Я уехала, училась на нефтяника, встретила своего будущего мужа. Я ему почти сразу рассказала про колонию. Скрывать это — как нож над головой держать. Он принял мою ситуацию и серьезно сказал: «Я бы так же сделал. Это не изменит моего отношения к тебе». С этого дня я восхищаюсь им за мужской поступок.

Он меня впервые в KFC сводил, в кино, мы катались на коньках, сноубордах. Жизнь преобразилась. 

Когда мы разговаривали с мужем три года назад, я сказала, что мне жалко отца, и он предложил забрать его. Я боялась, что отец будет мешать мужу и что я буду вынуждена сама его обеспечивать. Потом я решила: будь что будет. Там он от пьянки бы умер. А кто хочет, чтобы его родитель, даже самый плохой, умер?

Отец переехал к нам, мы живем вместе, он работает вахтами. У нас есть старый и новый дом на участке. Он выбрал старый. Там уютно, диван, телевизор и кухонька. Мы сделали комфортные условия для него. 

Первое время я сторонилась его, а теперь могу прийти к нему — обнимемся, поговорим как взрослые люди. Я же могла тогда, в детстве, подойти и попросить: «Пап, мне не в чем ходить, нам нечего кушать. Давай что-то делать». Но у нас не было доверия, мы не слышали друг друга. А сейчас я поняла, что если давать детям много любви, они не пойдут раньше времени из дома. Самое главное — любовь. 

Я привязана к своему мужу. Он носит меня на руках. В нашей семье я сразу поставила запрет на распускание рук, измены. Еще я дала себе зарок, что ни я, ни моя семья никогда не будут голодать. Мой холодильник забит до отвала. 

«Мне нужно было знать, что мама на моей стороне»

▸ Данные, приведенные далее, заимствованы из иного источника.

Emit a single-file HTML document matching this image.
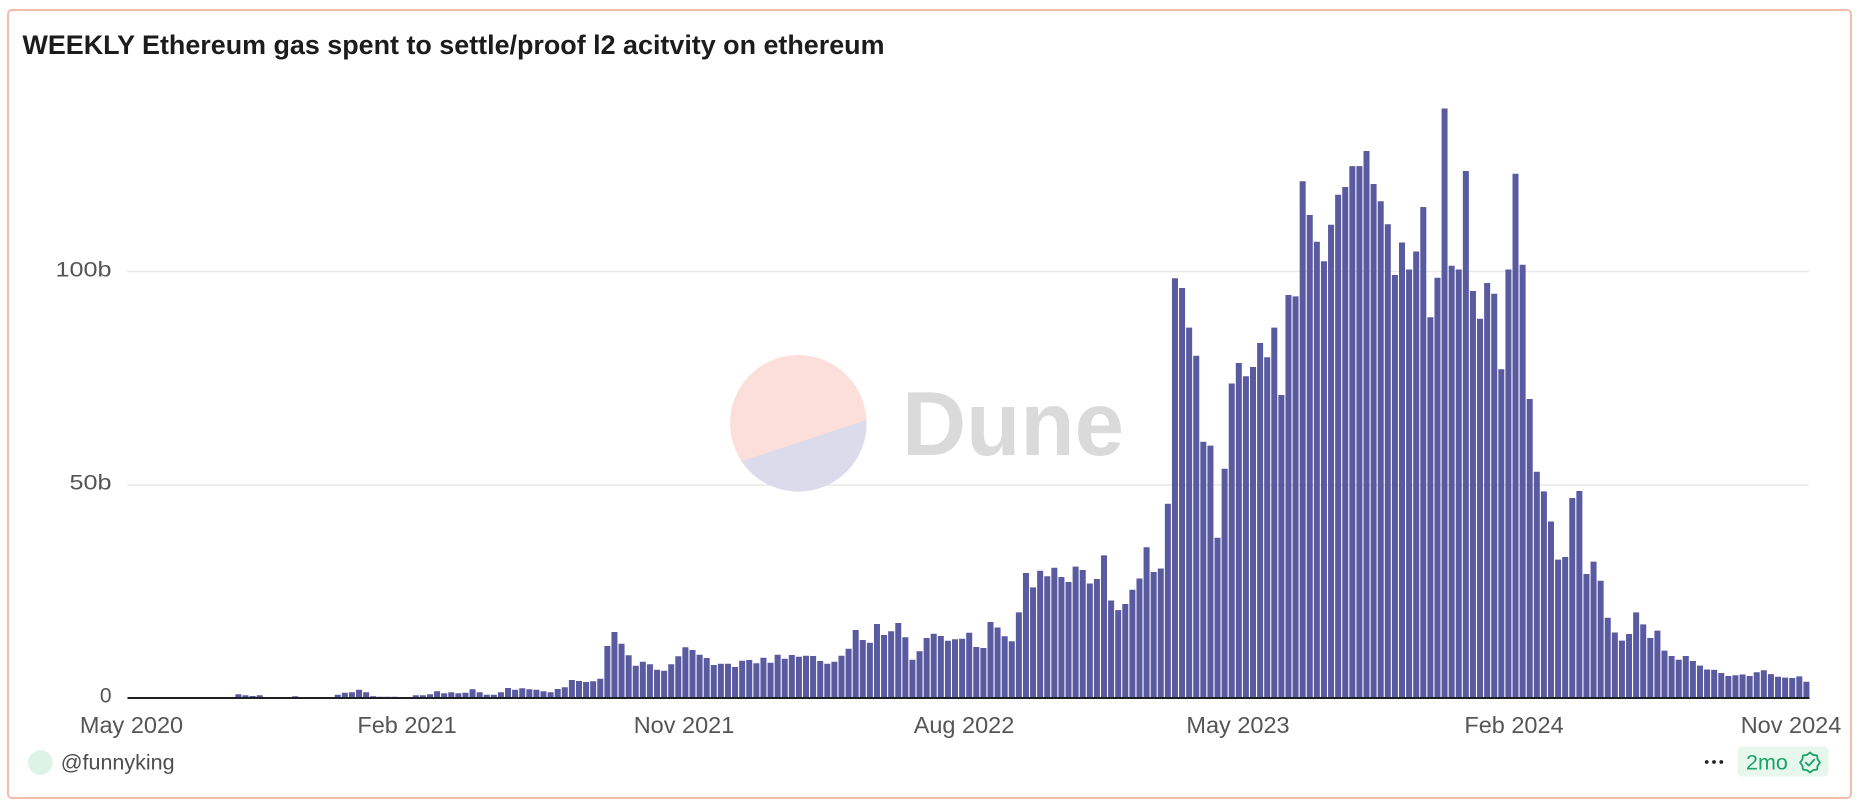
<!DOCTYPE html>
<html>
<head>
<meta charset="utf-8">
<style>
html,body{margin:0;padding:0;background:#ffffff;}
body{width:1860px;height:812px;overflow:hidden;}
svg{display:block;}
text{font-family:"Liberation Sans",Arial,sans-serif;}
</style>
</head>
<body>
<svg width="1860" height="812" viewBox="0 0 1860 812" xmlns="http://www.w3.org/2000/svg">
  <defs>
    <clipPath id="wm">
      <circle cx="798.3" cy="423.3" r="68.3"/>
    </clipPath>
  </defs>
  <rect x="0" y="0" width="1860" height="812" fill="#ffffff"/>
  <!-- card -->
  <rect x="8" y="10" width="1843" height="788" rx="4" ry="4" fill="#ffffff" stroke="#f3bba8" stroke-width="2"/>

  <!-- title -->
  <text x="22.5" y="54" font-size="26.5" font-weight="bold" fill="#1c1c1c" textLength="862" lengthAdjust="spacingAndGlyphs">WEEKLY Ethereum gas spent to settle/proof l2 acitvity on ethereum</text>

  <!-- gridlines -->
  <line x1="127" y1="271.5" x2="1809" y2="271.5" stroke="#e8e8e8" stroke-width="1.5"/>
  <line x1="127" y1="485" x2="1809" y2="485" stroke="#e8e8e8" stroke-width="1.5"/>

  <!-- watermark -->
  <g>
    <circle cx="798.3" cy="423.3" r="68.3" fill="#fcdfda"/>
    <polygon points="720,468.2 880,415.6 880,500 720,500" fill="#dcdbeb" clip-path="url(#wm)"/>
    <text x="902" y="455" font-size="91" font-weight="bold" fill="#dadada" textLength="222" lengthAdjust="spacingAndGlyphs">Dune</text>
  </g>

  <!-- y labels -->
  <text x="111.5" y="276.7" font-size="21" fill="#555555" text-anchor="end" textLength="56" lengthAdjust="spacingAndGlyphs">100b</text>
  <text x="111.5" y="489.5" font-size="21" fill="#555555" text-anchor="end" textLength="42" lengthAdjust="spacingAndGlyphs">50b</text>
  <text x="111.5" y="702.7" font-size="21" fill="#555555" text-anchor="end">0</text>

  <!-- bars -->
  <path fill="#5a5aa0" d="M121.9 698
m7.095 0 m7.095 0
m7.095 0v-.8h6V698z m7.095 0v-.5h6V698z
m7.095 0 m7.095 0 m7.095 0 m7.095 0 m7.095 0 m7.095 0 m7.095 0 m7.095 0 m7.095 0 m7.095 0 m7.095 0
m7.095 0v-3.7h6V698z m7.095 0v-2.7h6V698z m7.095 0v-2h6V698z m7.095 0v-2.7h6V698z m7.095 0v-1h6V698z
m7.095 0 m7.095 0
m7.095 0v-1h6V698z m7.095 0v-1.7h6V698z m7.095 0v-.7h6V698z
m7.095 0 m7.095 0 m7.095 0 m7.095 0
m7.095 0v-3.3h6V698z m7.095 0v-5.3h6V698z m7.095 0v-5.7h6V698z m7.095 0v-8.3h6V698z m7.095 0v-5.7h6V698z
m7.095 0v-1.7h6V698z m7.095 0v-1.3h6V698z m7.095 0v-1.3h6V698z m7.095 0v-1.3h6V698z
m7.095 0
m7.095 0v-.7h6V698z m7.095 0v-2.7h6V698z m7.095 0v-2.7h6V698z m7.095 0v-3.7h6V698z m7.095 0v-6.7h6V698z
m7.095 0v-4.7h6V698z m7.095 0v-5.7h6V698z m7.095 0v-4.7h6V698z m7.095 0v-5.3h6V698z m7.095 0v-8.7h6V698z
m7.095 0v-5.7h6V698z m7.095 0v-3.3h6V698z m7.095 0v-3.3h6V698z m7.095 0v-5.7h6V698z m7.095 0v-10h6V698z
m7.095 0v-8.3h6V698z m7.095 0v-9.7h6V698z m7.095 0v-8.7h6V698z m7.095 0v-8.3h6V698z m7.095 0v-6.7h6V698z
m7.095 0v-5.7h6V698z m7.095 0v-9h6V698z m7.095 0v-10.7h6V698z m7.095 0v-18h6V698z m7.095 0v-17h6V698z
m7.095 0v-16h6V698z m7.095 0v-16.7h6V698z m7.095 0v-19.3h6V698z m7.095 0v-52h6V698z m7.095 0v-66h6V698z
m7.095 0v-54.3h6V698z m7.095 0v-42.7h6V698z m7.095 0v-32.3h6V698z m7.095 0v-36.3h6V698z m7.095 0v-33.7h6V698z
m7.095 0v-28.3h6V698z m7.095 0v-27.3h6V698z m7.095 0v-33.7h6V698z m7.095 0v-41.7h6V698z m7.095 0v-50.7h6V698z
m7.095 0v-48h6V698z m7.095 0v-43.3h6V698z m7.095 0v-40h6V698z m7.095 0v-33h6V698z m7.095 0v-34.3h6V698z
m7.095 0v-34.3h6V698z m7.095 0v-31h6V698z m7.095 0v-37.3h6V698z m7.095 0v-38h6V698z m7.095 0v-34.7h6V698z
m7.095 0v-40.3h6V698z m7.095 0v-35.3h6V698z m7.095 0v-43.3h6V698z m7.095 0v-39.3h6V698z m7.095 0v-43h6V698z
m7.095 0v-41.3h6V698z m7.095 0v-42.3h6V698z m7.095 0v-42h6V698z m7.095 0v-37h6V698z m7.095 0v-34.3h6V698z
m7.095 0v-36.3h6V698z m7.095 0v-42.3h6V698z m7.095 0v-49.3h6V698z m7.095 0v-68h6V698z m7.095 0v-58h6V698z
m7.095 0v-55.3h6V698z m7.095 0v-74h6V698z m7.095 0v-63h6V698z m7.095 0v-66.7h6V698z m7.095 0v-75h6V698z
m7.095 0v-60.7h6V698z m7.095 0v-38.3h6V698z m7.095 0v-46.7h6V698z m7.095 0v-60h6V698z m7.095 0v-64.3h6V698z
m7.095 0v-62h6V698z m7.095 0v-57.3h6V698z m7.095 0v-58.7h6V698z m7.095 0v-59.3h6V698z m7.095 0v-65.3h6V698z
m7.095 0v-51h6V698z m7.095 0v-50h6V698z m7.095 0v-76h6V698z m7.095 0v-70.5h6V698z m7.095 0v-61.7h6V698z
m7.095 0v-56.7h6V698z m7.095 0v-85.6h6V698z m7.095 0v-125h6V698z m7.095 0v-110.6h6V698z m7.095 0v-127.2h6V698z
m7.095 0v-121.8h6V698z m7.095 0v-130.3h6V698z m7.095 0v-121h6V698z m7.095 0v-116h6V698z m7.095 0v-131.4h6V698z
m7.095 0v-128h6V698z m7.095 0v-114.5h6V698z m7.095 0v-119h6V698z m7.095 0v-142.6h6V698z m7.095 0v-97.5h6V698z
m7.095 0v-87.9h6V698z m7.095 0v-94h6V698z m7.095 0v-108.3h6V698z m7.095 0v-119.5h6V698z m7.095 0v-150.7h6V698z
m7.095 0v-126h6V698z m7.095 0v-129.5h6V698z m7.095 0v-194.2h6V698z m7.095 0v-419.7h6V698z m7.095 0v-410h6V698z
m7.095 0v-370.4h6V698z m7.095 0v-342.2h6V698z m7.095 0v-256.3h6V698z m7.095 0v-252.4h6V698z m7.095 0v-160.3h6V698z
m7.095 0v-229.3h6V698z m7.095 0v-314.5h6V698z m7.095 0v-335h6V698z m7.095 0v-321.8h6V698z m7.095 0v-331h6V698z
m7.095 0v-355h6V698z m7.095 0v-340.7h6V698z m7.095 0v-370.4h6V698z m7.095 0v-303h6V698z m7.095 0v-403h6V698z
m7.095 0v-401.6h6V698z m7.095 0v-516.8h6V698z m7.095 0v-483h6V698z m7.095 0v-456.3h6V698z m7.095 0v-436.7h6V698z
m7.095 0v-473.3h6V698z m7.095 0v-503.3h6V698z m7.095 0v-511h6V698z m7.095 0v-531.9h6V698z m7.095 0v-531.9h6V698z
m7.095 0v-547h6V698z m7.095 0v-514h6V698z m7.095 0v-496.8h6V698z m7.095 0v-473.7h6V698z m7.095 0v-423h6V698z
m7.095 0v-455.5h6V698z m7.095 0v-428.5h6V698z m7.095 0v-446.5h6V698z m7.095 0v-491h6V698z m7.095 0v-380.8h6V698z
m7.095 0v-420.3h6V698z m7.095 0v-589.5h6V698z m7.095 0v-432.3h6V698z m7.095 0v-428.5h6V698z m7.095 0v-527h6V698z
m7.095 0v-407h6V698z m7.095 0v-379.3h6V698z m7.095 0v-415h6V698z m7.095 0v-404.3h6V698z m7.095 0v-328.7h6V698z
m7.095 0v-428.5h6V698z m7.095 0v-524.3h6V698z m7.095 0v-433.3h6V698z m7.095 0v-299h6V698z m7.095 0v-226.2h6V698z
m7.095 0v-206.6h6V698z m7.095 0v-176.5h6V698z m7.095 0v-138.4h6V698z m7.095 0v-141h6V698z m7.095 0v-200h6V698z
m7.095 0v-207h6V698z m7.095 0v-124h6V698z m7.095 0v-136.4h6V698z m7.095 0v-117.2h6V698z m7.095 0v-80.2h6V698z
m7.095 0v-65.5h6V698z m7.095 0v-57.4h6V698z m7.095 0v-64h6V698z m7.095 0v-85.6h6V698z m7.095 0v-73.6h6V698z
m7.095 0v-60h6V698z m7.095 0v-67.4h6V698z m7.095 0v-47.4h6V698z m7.095 0v-42h6V698z m7.095 0v-38.2h6V698z
m7.095 0v-42h6V698z m7.095 0v-37h6V698z m7.095 0v-32.4h6V698z m7.095 0v-28.5h6V698z m7.095 0v-28.1h6V698z
m7.095 0v-25h6V698z m7.095 0v-22h6V698z m7.095 0v-22.7h6V698z m7.095 0v-23.5h6V698z m7.095 0v-22h6V698z
m7.095 0v-25.8h6V698z m7.095 0v-27.7h6V698z m7.095 0v-23.9h6V698z m7.095 0v-21.2h6V698z m7.095 0v-20.4h6V698z
m7.095 0v-20h6V698z m7.095 0v-21.6h6V698z m7.095 0v-16.2h6V698z"/>

  <!-- x axis line -->
  <line x1="127.5" y1="698" x2="1809.5" y2="698" stroke="#1e1e24" stroke-width="2"/>

  <!-- x labels -->
  <g font-size="23.5" fill="#555555" text-anchor="middle">
    <text x="131.5" y="733">May 2020</text>
    <text x="407" y="733">Feb 2021</text>
    <text x="684" y="733">Nov 2021</text>
    <text x="964" y="733">Aug 2022</text>
    <text x="1238" y="733">May 2023</text>
    <text x="1514" y="733">Feb 2024</text>
    <text x="1791" y="733">Nov 2024</text>
  </g>

  <!-- footer left -->
  <circle cx="40.3" cy="762.5" r="12.3" fill="#dcf3e6"/>
  <text x="60.7" y="769.5" font-size="21.5" fill="#4d4d4d">@funnyking</text>

  <!-- footer right -->
  <circle cx="1706.7" cy="762" r="1.9" fill="#222222"/>
  <circle cx="1714" cy="762" r="1.9" fill="#222222"/>
  <circle cx="1721.3" cy="762" r="1.9" fill="#222222"/>
  <rect x="1737.5" y="746.5" width="91" height="30" rx="5" ry="5" fill="#e7f7ee"/>
  <text x="1746" y="769.3" font-size="21.5" fill="#1aa468">2mo</text>
  <polygon points="1820,762.5 1817.58,765.64 1817.07,769.57 1813.14,770.08 1810,772.5 1806.86,770.08 1802.93,769.57 1802.42,765.64 1800,762.5 1802.42,759.36 1802.93,755.43 1806.86,754.92 1810,752.5 1813.14,754.92 1817.07,755.43 1817.58,759.36" fill="none" stroke="#1aa468" stroke-width="1.8" stroke-linejoin="round"/>
  <polyline points="1805.8,762.6 1808.8,765.6 1814.3,759.6" fill="none" stroke="#1aa468" stroke-width="1.8" stroke-linecap="round" stroke-linejoin="round"/>
</svg>
</body>
</html>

Алина, 18 лет, Оренбургская область

Семьей мы жили весело. Папа работал в «Газпроме», мама главным бухгалтером. Папа не гнался за чем-то идеальным, просто работал сутками, а мама хотела лучшего для меня, была моей подружкой. Она таскала меня на концерты, в кино, была инициатором семейного отдыха на море. У меня были все 33 удовольствия в детстве. На дни рождения мне в кровать приносили торт, каждый год он был сделан на заказ по теме моего хобби — например, если я занималась большим теннисом, приносили сладкий теннисный корт с ракетками. 

В школе я училась на пятерки. Родители всегда говорили: «Отучишься, получишь высшее образование, устроишь карьеру, потом ищи себе мальчиков». Я старалась придерживаться этого. Также приоритетом для меня была семья. Хотя родители ссорились, мама старалась не показывать этого, хотела, чтобы я видела красивую картинку — родители вместе, любовь. Она ждала возраста, когда я смогу выбрать, с кем жить после развода. 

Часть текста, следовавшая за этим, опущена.